Common Patterns to Catch

The Blame Stop

code

BAD: "Why did it fail?" → "Engineer didn't test properly" → STOP

BETTER: → "Why was it possible to deploy without proper testing?"
        → "Why doesn't the pipeline enforce testing?"
        → System/process root cause

The Premature Technical Stop

code

BAD: "Why was it slow?" → "Query was inefficient" → STOP

BETTER: → "Why was an inefficient query in production?"
        → "Why didn't code review catch it?"
        → "Why don't we have query performance testing?"

The Circular Why

code

DETECT: "Why A?" → "Because B" → "Why B?" → "Because A"
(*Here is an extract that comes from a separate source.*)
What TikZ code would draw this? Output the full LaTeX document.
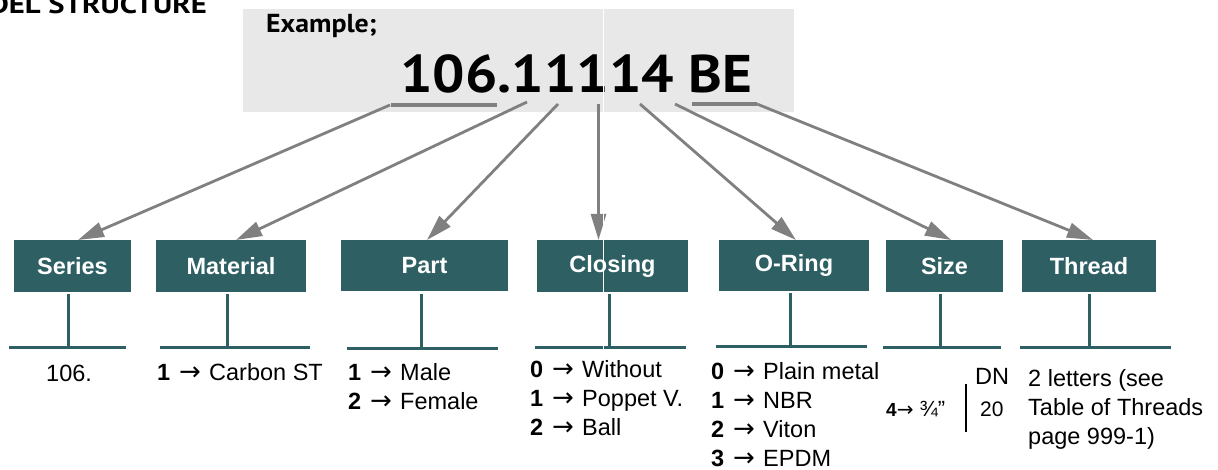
\documentclass[tikz,border=0pt]{standalone}
\usepackage{fontspec}
\usetikzlibrary{arrows.meta}
\setmainfont{Liberation Sans}
\newfontfamily\dinfont{PT Sans}
\newfontfamily\symfont{DejaVu Sans}
\definecolor{teal}{HTML}{2D5F63}
\definecolor{arrowgray}{HTML}{808080}
\definecolor{panel}{HTML}{E8E8E8}
\newcommand{\rowitem}[2]{\makebox[22pt][l]{\bfseries #1}\makebox[30pt][l]{{\symfont\fontsize{26}{29}\selectfont →}}#2}
\tikzset{
  x=1pt,y=-1pt,
  hdr/.style={fill=teal,text=white,font=\fontsize{23.5}{28}\selectfont\bfseries,inner sep=0pt,minimum height=52pt},
  stem/.style={draw=teal,line width=3pt},
  pointer/.style={draw=arrowgray,line width=2.8pt,-{Triangle[length=26pt,width=15pt]}},
  uline/.style={draw=arrowgray,line width=3.4pt},
  listing/.style={anchor=base west,inner sep=0pt,align=left,font=\fontsize{23.5}{29}\selectfont},
}
\begin{document}
\begin{tikzpicture}
\useasboundingbox (0,0) rectangle (1218,470);
\clip (0,0) rectangle (1218,470);
\fill[panel] (243,9) rectangle (794,112);
\node[anchor=base east,inner sep=0pt,font=\dinfont\fontsize{26}{30}\selectfont\bfseries] (title) at (207,13.5) {\scalebox{1.18}[1]{MODEL STRUCTURE}};
\node[anchor=base west,inner sep=0pt,font=\dinfont\fontsize{26}{30}\selectfont\bfseries] (example) at (266,33) {\scalebox{1.07}[1]{Example;}};
\node[anchor=base west,inner sep=0pt,font=\dinfont\fontsize{53}{60}\selectfont\bfseries] (code) at (400,93) {\scalebox{1.08}[1]{106.11114 BE}};
% header boxes
\node[hdr,minimum width=117pt] (series) at (72.5,266) {Series};
\node[hdr,minimum width=150pt] (material) at (231,266) {Material};
\node[hdr,minimum width=167pt,minimum height=51pt] (part) at (424.5,265.5) {Part};
\node[hdr,minimum width=151pt] (closing) at (612.5,266) {Closing};
\node[hdr,minimum width=150pt,minimum height=51pt] (oring) at (794,265.5) {O-Ring};
\node[hdr,minimum width=117pt] (size) at (944.5,266) {Size};
\node[hdr,minimum width=134pt] (thread) at (1089,266) {Thread};
% underline marks
\coordinate (u1a) at (391,105); \coordinate (u1b) at (497,105);
\coordinate (u2a) at (692,104); \coordinate (u2b) at (757,104);
\draw[uline] (u1a) -- (u1b);
\draw[uline] (u2a) -- (u2b);
% pointers
\foreach \n/\sx/\sy/\tx in {1/390/105/78,2/527/102/236,3/558/104/427,4/598.5/104/598.5,5/640/104/796,6/675/104/951,7/757/104/1093}{
  \coordinate (s\n) at (\sx,\sy);
  \coordinate (t\n) at (\tx,240);
  \draw[pointer] (s\n) -- (t\n);
}
% stems and bars
\foreach \n/\vx/\vt/\ya/\xa/\xb in {1/68/294/347.3/9/126,2/227/294/347.3/160/310,3/421/294/348/347/498,4/609/294/347.3/535/686,5/790/293/346.3/716/867,6/940/294/347.3/883/1001,7/1089/294/347.3/1020/1171}{
  \coordinate (vt\n) at (\vx,\vt);
  \coordinate (vb\n) at (\vx,\ya);
  \coordinate (ba\n) at (\xa,\ya);
  \coordinate (bb\n) at (\xb,\ya);
  \draw[stem] (vt\n) -- (vb\n);
  \draw[stem] (ba\n) -- (bb\n);
}
% lists
\node[listing] (l1) at (46,381) {106.};
\node[listing] (l2) at (157,380) {\rowitem{1}{Carbon ST}};
\node[listing] (l3) at (348,409) {\rowitem{1}{Male}\\\rowitem{2}{Female}};
\node[listing] (l4) at (530,435) {\rowitem{0}{Without}\\\rowitem{1}{Poppet V.}\\\rowitem{2}{Ball}};
\node[listing] (l5) at (711,466) {\rowitem{0}{Plain metal}\\\rowitem{1}{NBR}\\\rowitem{2}{Viton}\\\rowitem{3}{EPDM}};
\node[anchor=base west,inner sep=0pt,font=\fontsize{19}{22}\selectfont] (l6) at (886,416) {\textbf{4}{\symfont\fontsize{20}{22}\selectfont →}\hspace{6pt}\fontsize{22}{24}\selectfont ¾”};
\node[listing] (dn) at (975,384) {DN};
\node[anchor=base west,inner sep=0pt,font=\fontsize{21}{25}\selectfont] (dn20) at (980,416) {20};
\coordinate (sepa) at (966,384); \coordinate (sepb) at (966,432);
\draw[line width=2.8pt] (sepa) -- (sepb);
\node[listing] (l7) at (1028,444) {2 letters (see\\Table of Threads\\page 999-1)};
% white seam
\coordinate (seama) at (603.5,9); \coordinate (seamb) at (603.5,350);
\draw[white,line width=1pt] (seama) -- (seamb);
\end{tikzpicture}
\end{document}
BREAK: Introduce external evidence or third factor

The Speculation Dive

code

DETECT: Answers become increasingly speculative without evidence

BREAK: "What evidence do we have for this?"
       If none, mark as hypothesis and seek evidence

Verification Checklist

• Problem stated with specific details (what, when, where, extent)
• Each "why" has supporting evidence
• "What else?" asked at each branch point
• Didn't stop at human error—asked "why was error possible?"
• Stopping criteria all satisfied
• Counter-analysis performed
• Root cause is actionable and controllable
• Actions address root cause, not just symptoms

Key Questions

•"What evidence supports this answer?"
•"What else could explain this?"
•"Why was this mistake/error/failure possible?"
•"If we stop here, will the problem actually be prevented?"
•"Are we finding what we expected, or what the evidence shows?"
•"Would someone outside our team reach the same conclusion?"

Ohno's Wisdom (Extended)

Taiichi Ohno said: "By asking 'why' five times and answering each time, we can get to the real cause of the problem."

The extension: Five is not magic. The real guidance is:

•Keep asking until you reach something actionable
•But don't speculate past your evidence
•And never stop at human blame

The technique is simple. Applying it well requires discipline.